:: DATASET EXCERPT ::
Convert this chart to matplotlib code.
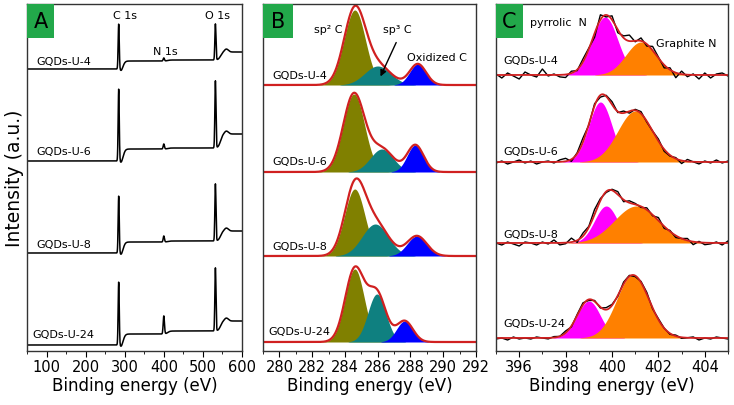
import matplotlib
matplotlib.use('Agg')
import matplotlib.pyplot as plt
from matplotlib.patches import Rectangle
import numpy as np

plt.rcParams['font.family'] = ['DejaVu Sans']

samples = ['GQDs-U-4', 'GQDs-U-6', 'GQDs-U-8', 'GQDs-U-24']

# panel A: survey spectra (offset + peak heights, a.u.)
survey_base = [282, 190, 98, 6]
c1s_peak = [45, 72, 57, 63]
c1s_step = [8, 12, 11, 11]
n1s_peak = [3, 5, 6, 18]
n1s_step = [1, 1, 1, 3]
o1s_peak = [36, 67, 57, 63]
o1s_step = [8, 14, 10, 10]

# panel B: C 1s fits (center eV, height, sigma)
c_base = [266, 179, 95, 9]
sp2_pos = [284.6, 284.55, 284.6, 284.6]
sp2_h = [75, 78, 67, 73]
sp2_w = [0.65, 0.65, 0.62, 0.58]
sp3_pos = [286.0, 286.25, 285.85, 285.95]
sp3_h = [19, 23, 32, 48]
sp3_w = [0.8, 0.7, 0.8, 0.55]
oxc_pos = [288.45, 288.3, 288.4, 287.65]
oxc_h = [21, 27, 20, 21]
oxc_w = [0.5, 0.5, 0.6, 0.5]

# panel C: N 1s fits
n_base = [276, 189, 108, 13]
pyr_pos = [399.7, 399.5, 399.75, 399.0]
pyr_h = [58, 60, 37, 37]
pyr_w = [0.55, 0.5, 0.5, 0.5]
gra_pos = [401.25, 401.0, 401.05, 400.9]
gra_h = [33, 51, 37, 63]
gra_w = [0.65, 0.75, 0.95, 0.7]
# raw-data scatter around the fit, 395-405 eV every 0.25 eV
n_noise = [
    [1, -3, 2, -1, -4, 3, 0, -2, 6, -1, 1, -2, -3, 2, -1, 3, 1, -4, 5, -2, 4,
     -3, 2, 6, -1, 3, -2, 4, 1, -3, 2, -5, 3, -2, 1, -4, 2, -3, 1, 2, -1],
    [-1, 1, -2, 0, 2, -1, 1, -2, 0, 1, -1, 2, 3, -2, 1, 4, -1, 2, -2, 1, 3,
     -1, 2, -2, 1, 2, -1, 0, 2, -2, -1, 1, -3, 2, 0, -2, 1, -1, 2, -1, 1],
    [0, -2, 1, -1, -3, 1, 0, -2, 1, -1, 3, -2, -1, 4, -2, 3, 1, 5, 2, -1, 1,
     3, -2, 2, 1, -1, 2, -1, 3, -2, 1, -2, 0, 2, -3, 1, -2, -1, 1, -2, 2],
    [-1, 0, -2, 1, -1, 0, -1, 1, 0, -1, 1, 0, 2, -1, 1, 2, -1, 1, -1, 2, 1,
     -1, 2, 1, -1, 1, 2, -1, 1, 0, -1, 1, -1, 0, 1, -2, 0, -1, 1, 0, -1],
]

GREEN = '#22a84a'
RED = '#d02020'


def gauss(x, c, h, w):
    return h * np.exp(-0.5 * ((x - c) / w) ** 2)


def step(x, c, w):
    return 1.0 / (1.0 + np.exp(-(x - c) / w))


def letter(ax, s, wfrac):
    ax.add_patch(Rectangle((0, 1 - 34 / 347), wfrac, 34 / 347, transform=ax.transAxes,
                           facecolor=GREEN, edgecolor='none', zorder=5))
    ax.text(wfrac / 2, 1 - 17 / 347, s, transform=ax.transAxes, ha='center', va='center',
            fontsize=15, zorder=6)


def style(ax, xlim, major, minor):
    ax.set_xlim(*xlim)
    ax.set_ylim(0, 347)
    ax.set_yticks([])
    ax.set_xticks(major)
    ax.set_xticks(minor, minor=True)
    ax.tick_params(axis='x', direction='out', length=4, labelsize=10.5, pad=2)
    ax.tick_params(axis='x', which='minor', direction='out', length=2)
    ax.set_xlabel('Binding energy (eV)', fontsize=12, labelpad=1)
    for s in ax.spines.values():
        s.set_linewidth(1.0)
        s.set_color('#333333')


fig = plt.figure(figsize=(7.34, 4.06), dpi=100)
H = 406.0
W = 734.0
axA = fig.add_axes([27 / W, 54 / H, 215 / W, 347 / H])
axB = fig.add_axes([263 / W, 54 / H, 213 / W, 347 / H])
axC = fig.add_axes([496 / W, 54 / H, 232 / W, 347 / H])

# ---- A ----
e = np.arange(50, 600.5, 0.5)
label_y_A = [290, 200, 107, 17]
for i in range(4):
    y = (survey_base[i] + gauss(e, 284.6, c1s_peak[i], 1.4)
         + c1s_step[i] * step(e, 297, 2.5) - gauss(e, 291, 2, 2.5)
         + gauss(e, 400, n1s_peak[i], 1.6) + n1s_step[i] * step(e, 410, 3)
         + gauss(e, 532, o1s_peak[i], 1.4) + o1s_step[i] * step(e, 545, 3)
         + gauss(e, 560, 3, 5))
    axA.plot(e, y, color='black', lw=1.1)
    axA.text(75 if i < 3 else 65, label_y_A[i], samples[i], fontsize=8, va='center')
axA.text(300, 336, 'C 1s', fontsize=8, ha='center', va='center')
axA.text(405, 300, 'N 1s', fontsize=8, ha='center', va='center')
axA.text(537, 336, 'O 1s', fontsize=8, ha='center', va='center')
axA.set_ylabel('Intensity (a.u.)', fontsize=13.5, labelpad=2)
style(axA, (50, 600), range(100, 601, 100), range(50, 601, 50))
letter(axA, 'A', 27 / 215)

# ---- B ----
eb = np.arange(279, 292.01, 0.02)
label_y_B = [276, 190, 105, 20]
for i in range(4):
    b = c_base[i]
    g1 = gauss(eb, sp2_pos[i], sp2_h[i], sp2_w[i])
    g2 = gauss(eb, sp3_pos[i], sp3_h[i], sp3_w[i])
    g3 = gauss(eb, oxc_pos[i], oxc_h[i], oxc_w[i])
    axB.fill_between(eb, b, b + g1, color='#808000', lw=0)
    axB.fill_between(eb, b, b + g2, where=g2 > 0.3, color='#0f8080', lw=0)
    axB.fill_between(eb, b, b + g3, where=g3 > 0.3, color='#0000ff', lw=0)
    axB.plot(eb, b + g1 + g2 + g3, color=RED, lw=1.6)
    axB.text(279.55 if i < 3 else 279.3, label_y_B[i], samples[i], fontsize=8, va='center')
axB.text(283.0, 322, 'sp² C', fontsize=8, ha='center', va='center')
axB.text(287.2, 322, 'sp³ C', fontsize=8, ha='center', va='center')
axB.annotate('', xy=(286.1, 272), xytext=(287.2, 311),
             arrowprops=dict(arrowstyle='-|>', color='black', lw=1.0, mutation_scale=9))
axB.text(289.6, 294, 'Oxidized C', fontsize=8, ha='center', va='center')
style(axB, (279, 292), range(280, 293, 2), range(279, 293, 1))
letter(axB, 'B', 30 / 213)

# ---- C ----
ec = np.arange(395, 405.01, 0.02)
er = np.linspace(395, 405, 41)
label_y_C = [291, 200, 117, 28]
for i in range(4):
    b = n_base[i]
    p1 = gauss(ec, pyr_pos[i], pyr_h[i], pyr_w[i])
    p2 = gauss(ec, gra_pos[i], gra_h[i], gra_w[i])
    raw = (b + gauss(er, pyr_pos[i], pyr_h[i], pyr_w[i])
           + gauss(er, gra_pos[i], gra_h[i], gra_w[i]) + np.array(n_noise[i]))
    axC.fill_between(ec, b, b + p1, where=p1 > 0.3, color='#ff00ff', lw=0)
    axC.fill_between(ec, b, b + p2, where=p2 > 0.3, color='#ff8000', lw=0)
    axC.plot(er, raw, color='black', lw=1.0)
    axC.plot(ec, b + p1 + p2, color=RED, lw=1.3)
    axC.text(395.3, label_y_C[i], samples[i], fontsize=8, va='center')
axC.text(396.45, 329, 'pyrrolic  N', fontsize=8, va='center')
axC.text(401.9, 308, 'Graphite N', fontsize=8, va='center')
style(axC, (395, 405), range(396, 405, 2), range(395, 406, 1))
letter(axC, 'C', 27 / 232)

fig.savefig('out.png', dpi=100)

:: EXERCISE DIRECTIONS ::
The answer is one number: how many lines of the material above contain "matplotlib".

:: COMPLETED TASK ::
5